-17-

37 3 0
                                    

Meninggalkan cerita tentang Dzaky, aku tetap merasa kegerahan sampai bel pulang Hari Sabtu itu berdering.

"Kayaknya ni Sabtu beneran Sabtu khayalan deh" kesalku. "Buktinya kama nggak ada respect apa gitu?"

Aku tidak tahan dengan gejolak pemanasan global yang sangat menyiksa itu. Hal ini membuatku berhenti di supermarket dan membeli soda. Aku sama sekali tidak menghiraukan kondisi tenggorokanku nanti malam.

Seperti biasa, setiap Sabtu sehabis pulang sekolah aku selalu diajak mama makan di luar alias eat out. Attala yang saat itu tengah bermain game di notebook ku secara mendadak berteriak.

"Kak, ada pesan darii...." teriaknya.

"Ssttttt.." potongku.

Mama sempat menoleh ke arahku dan Attala. Untuk meyakinkan mama aku berusaha menghindar.

"Nggak papa kok ma" sambil menunjukkan senyum ber-replika. Entah mama percaya atau tidak.

Seketika aku menatap Attala dengan wajah sinis. Lalu mengambil notebook itu secara paksa.

Setelah aku check ternyata dari Kama. Ku kira perbincangan yang labil. Tapi tak ku duga sesuatu yang mengejutkan dan sama sekali di luar logika.

Kama:
Aku cinta kamu.

Deg. Jantungku berdebar bagai ritme musik dengan tempo allegro. Hatiku menjadi tekanan sanubari yang kacau. Nafasku terhenti sejenak untuk meyakinkan bahwa aku akan hidup esok hari. Aku tak bisa berbicara satu kata pun. Tak tau harus berbuat apa. Berjuta-juta bahkan beribu-ribu pertanyaan menghantam fikiranku. Air mataku jatuh satu persatu dan disusul puluhan lainnya. Menahan gejolak yang aku sendiri tak tau ini apa.

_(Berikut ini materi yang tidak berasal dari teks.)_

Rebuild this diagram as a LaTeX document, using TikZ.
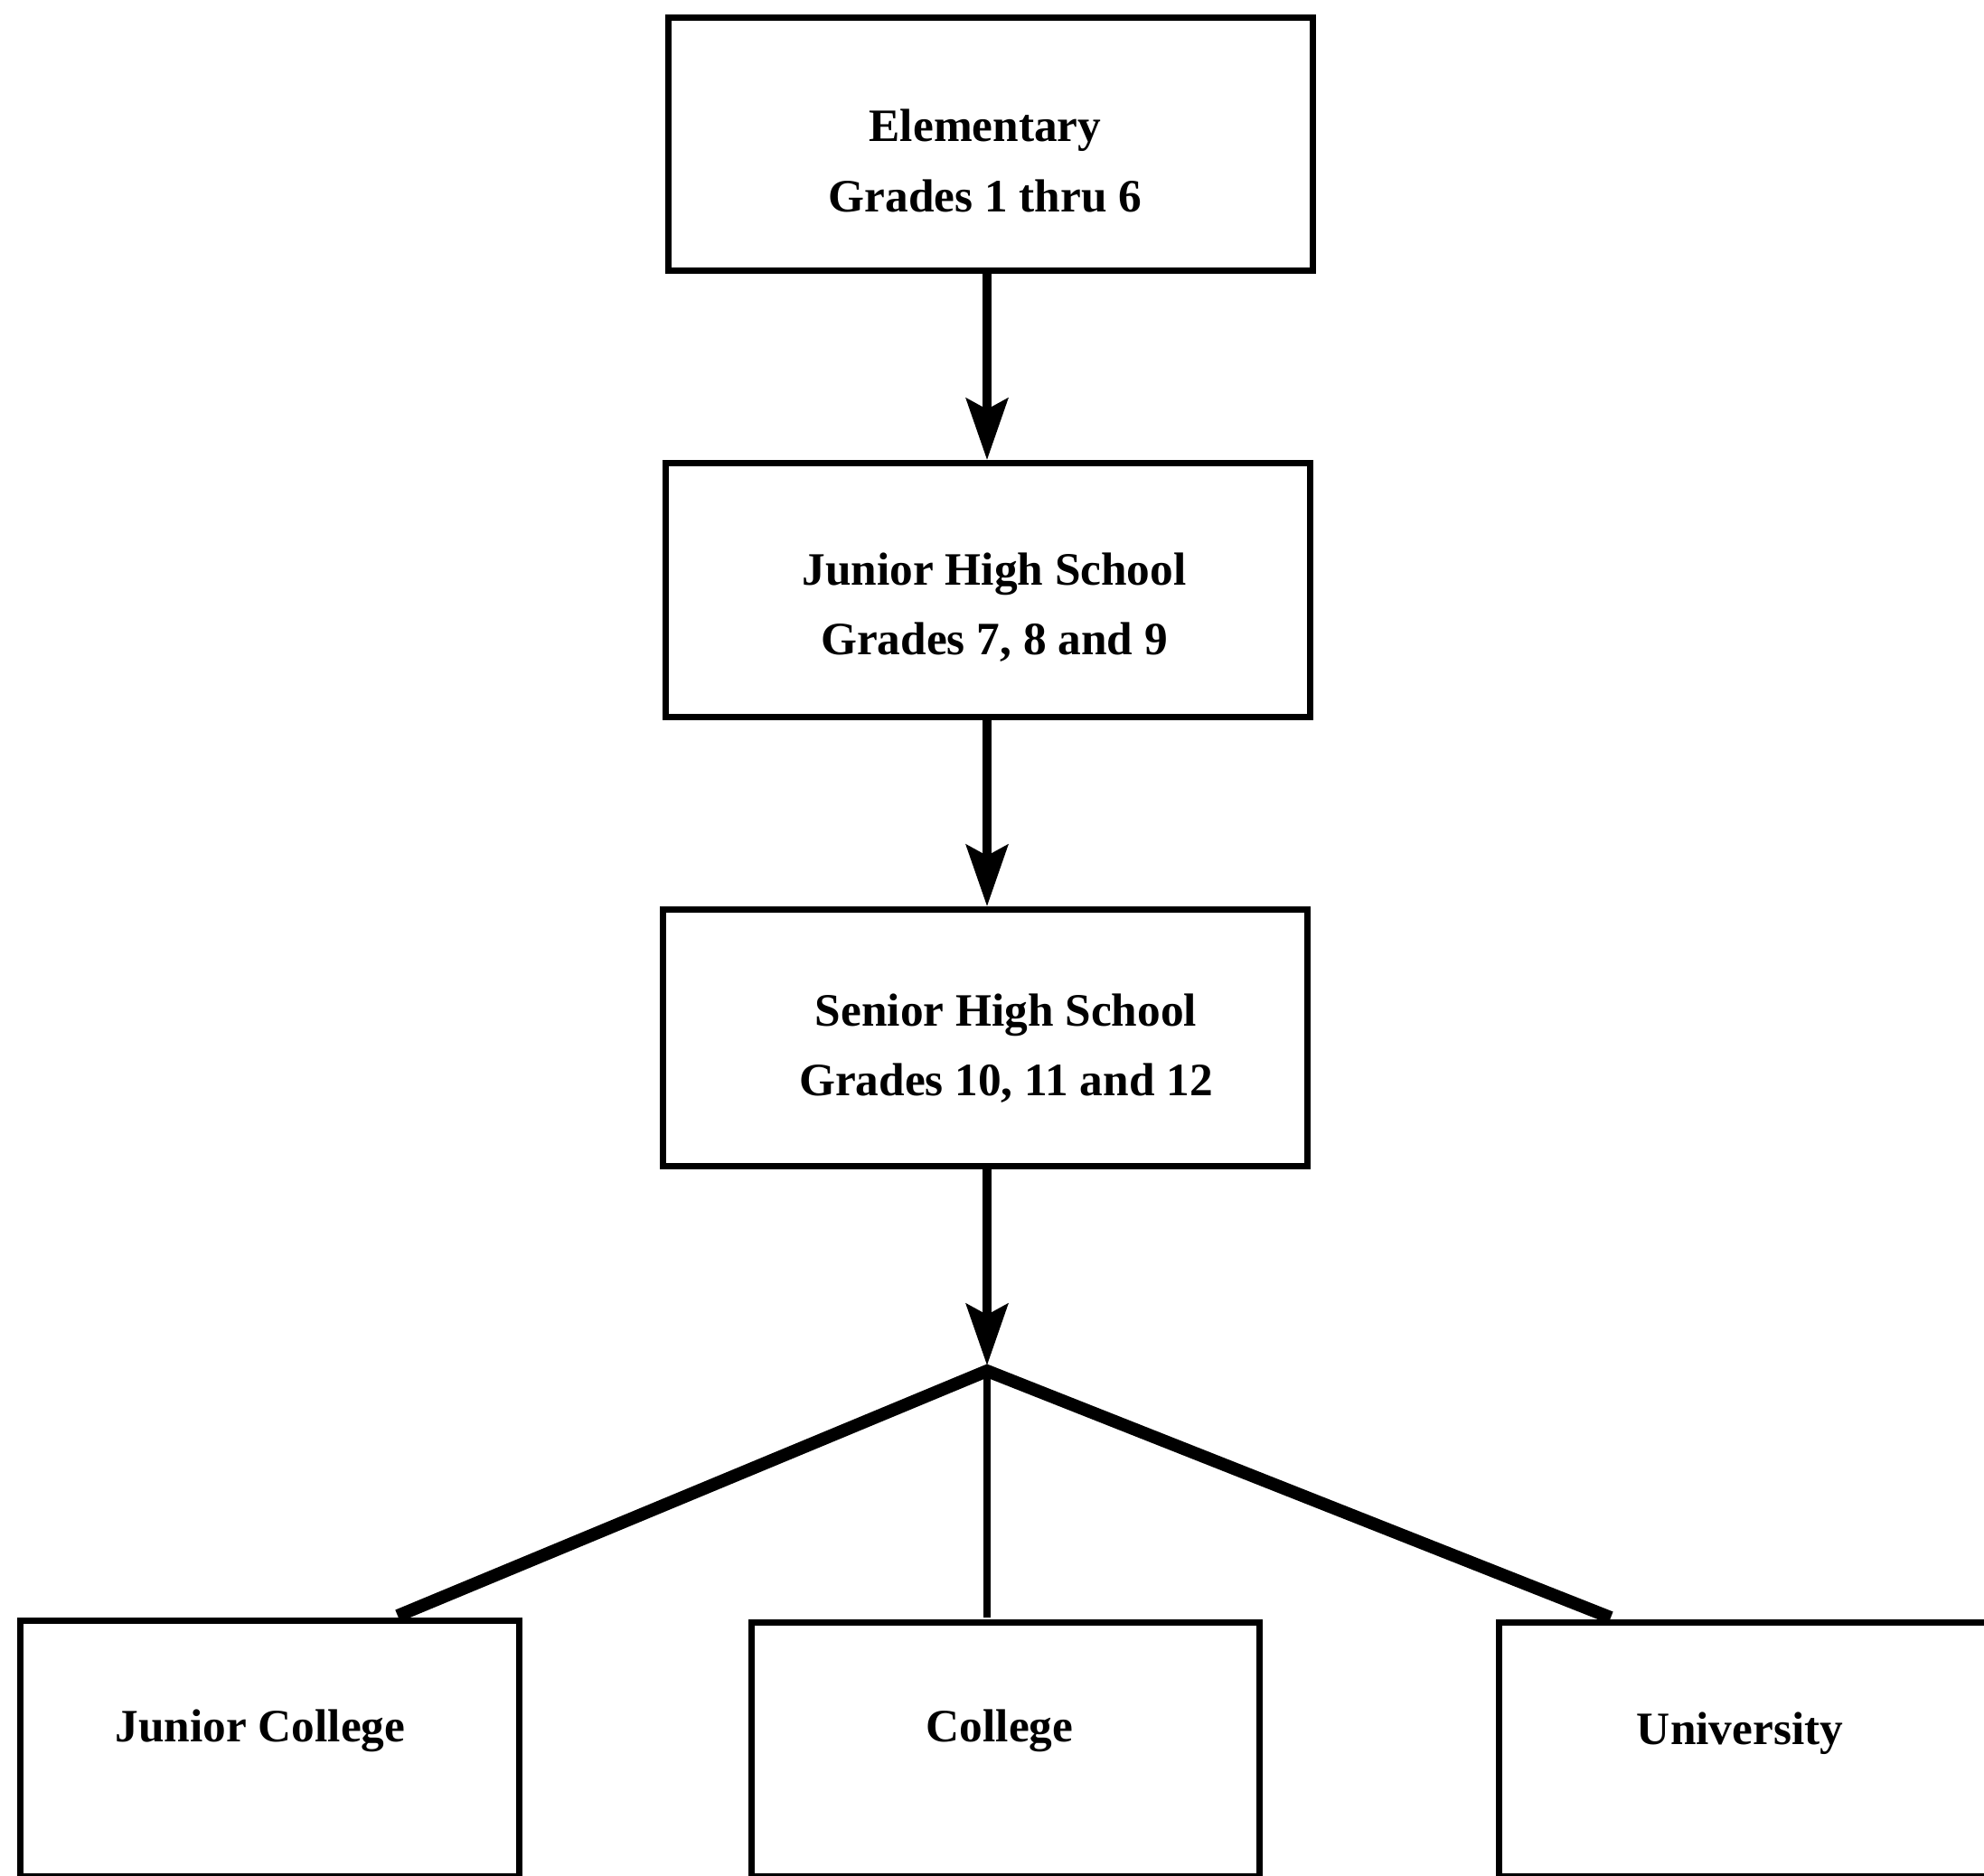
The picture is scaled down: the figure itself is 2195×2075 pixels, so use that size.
\documentclass[tikz,border=0pt]{standalone}
\usepackage{fontspec}
\setmainfont{Liberation Serif}
\usetikzlibrary{arrows.meta}
\begin{document}
\begin{tikzpicture}[x=0.01cm,y=-0.01cm,
  boxline/.style={line width=2pt,draw=black},
  lbl/.style={font=\bfseries\fontsize{14.6}{22}\selectfont,align=center,inner sep=0pt},
  flow/.style={line width=2.9pt,-{Stealth[length=0.68cm,width=0.46cm,inset=0.12cm]}},
  branch/.style={line width=4pt},
  stem/.style={line width=2.4pt}]
\clip (0,0) rectangle (2195,2075);
\fill[white] (0,0) rectangle (2195,2075);
% boxes
\node[boxline,rectangle,minimum width=7.13cm,minimum height=2.80cm,anchor=north west] (b1) at (736,16) {};
\node[boxline,rectangle,minimum width=7.13cm,minimum height=2.81cm,anchor=north west] (b2) at (733,509) {};
\node[boxline,rectangle,minimum width=7.13cm,minimum height=2.84cm,anchor=north west] (b3) at (730,1003) {};
\node[boxline,rectangle,minimum width=5.52cm,minimum height=2.83cm,anchor=north west] (jc) at (19,1790) {};
\node[boxline,rectangle,minimum width=5.62cm,minimum height=2.81cm,anchor=north west] (col) at (828,1792) {};
\node[boxline,rectangle,minimum width=5.70cm,minimum height=2.81cm,anchor=north west] (uni) at (1655,1792) {};
% labels
\node[lbl] (t1) at (1090,178) {Elementary\\Grades 1 thru 6};
\node[lbl] (t2) at (1100,672) {Junior High School\\Grades 7, 8 and 9};
\node[lbl] (t3) at (1113,1160) {Senior High School\\Grades 10, 11 and 12};
\node[lbl] (t4) at (288,1915) {Junior College};
\node[lbl] (t5) at (1106,1915) {College};
\node[lbl] (t6) at (1925,1918) {University};
% connectors
\coordinate (split) at (1092,1517);
\coordinate (jctop) at (440,1788);
\coordinate (coltop) at (1092,1790);
\coordinate (unitop) at (1782,1790);
\draw[flow] (b1.south -| split) -- (b2.north -| split);
\draw[flow] (b2.south -| split) -- (b3.north -| split);
\draw[flow] (b3.south -| split) -- ([yshift=0.06cm]split);
\draw[branch,line join=miter] (jctop) -- (split) -- (unitop);
\draw[stem] (split) -- (coltop);
\end{tikzpicture}
\end{document}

Bingung antara benar-benar nyata atau hanya drama semata? Tapi jika ini drama, drama apalagi yang direka oleh sutradara sepolos Kama?

Percaya atau tidak, tapi ini benar-benar nyata. Ini bukan mimpi, karena sebelumnya aku sudah menampar wajahku terlebih dahulu. Memastikan.

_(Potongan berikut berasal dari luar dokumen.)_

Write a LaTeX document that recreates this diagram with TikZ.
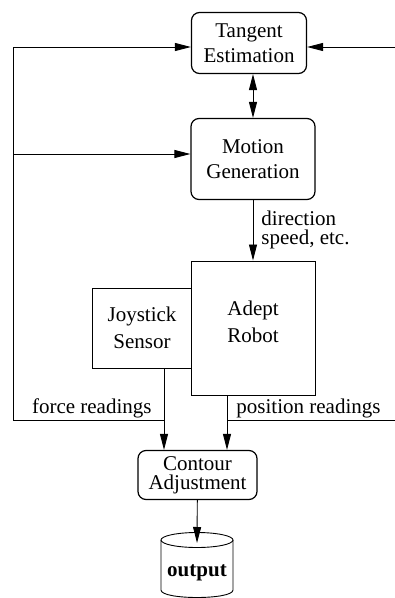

Inikah yang dinamakan pembuktian? Jujur aku belum begitu yakin. Dengan semua luka yang telah Kama beri? Mungkinkah?

Aku belum bisa menjawab pernyataan segila pernyataan Kama. Aku bingung harus dengan kata apa aku akan menjawabnya. Arrgghh! Terkena virus mengerikan apalagi si Kama ini!

Kerennya lagi, Kama kembali mengirimkan pesan yabg lebih lebih belbih mendadak lagi. Mungkin, itu juga karena aku tidak segera menjawabnya.

Kama:
Gimana? Kita jadian?

Hah! Yang bener aja! Ingin rasanya bilang ke Kama jika ingin bercanda soal beginian jangan sama aku. Kayak nggak tau aja aku gimana orangnya. Tapi dilihat lihat, Kama salah satu orang terdingin yang ada di kelas. Urutan kedua setelah si Sarkasme Arlan. Jadi jika soal yang seperti ini mana mungkin Kama bercanda. Hmm....

Aku mencoba untuk lebih serius dengan lelucon Kama. Ingat! Hanya mencoba.

Me:
Iya

Argghh! Entah apa yang sedang terlintas di fikiranku sehingga aku memilih kata "iya" untuk menjawab lelucon aneh itu.

Kama:
Beneran?
Oke kita jadian.

Crazy!

Hah?!

What what to the what?!

"Gue mimpi apa sekarangg??!!" Ungkap Sean berusaha menahan teriakannya.

Sean bergeming. Ia seperti di libas oleh angin lalu. Tatapannya kosong. Seperti percaya tidak percaya jika seorang Kama bisa segila itu pada nya.

"Argghhh!!"

"Kena virus zombie versi apa nih guee!"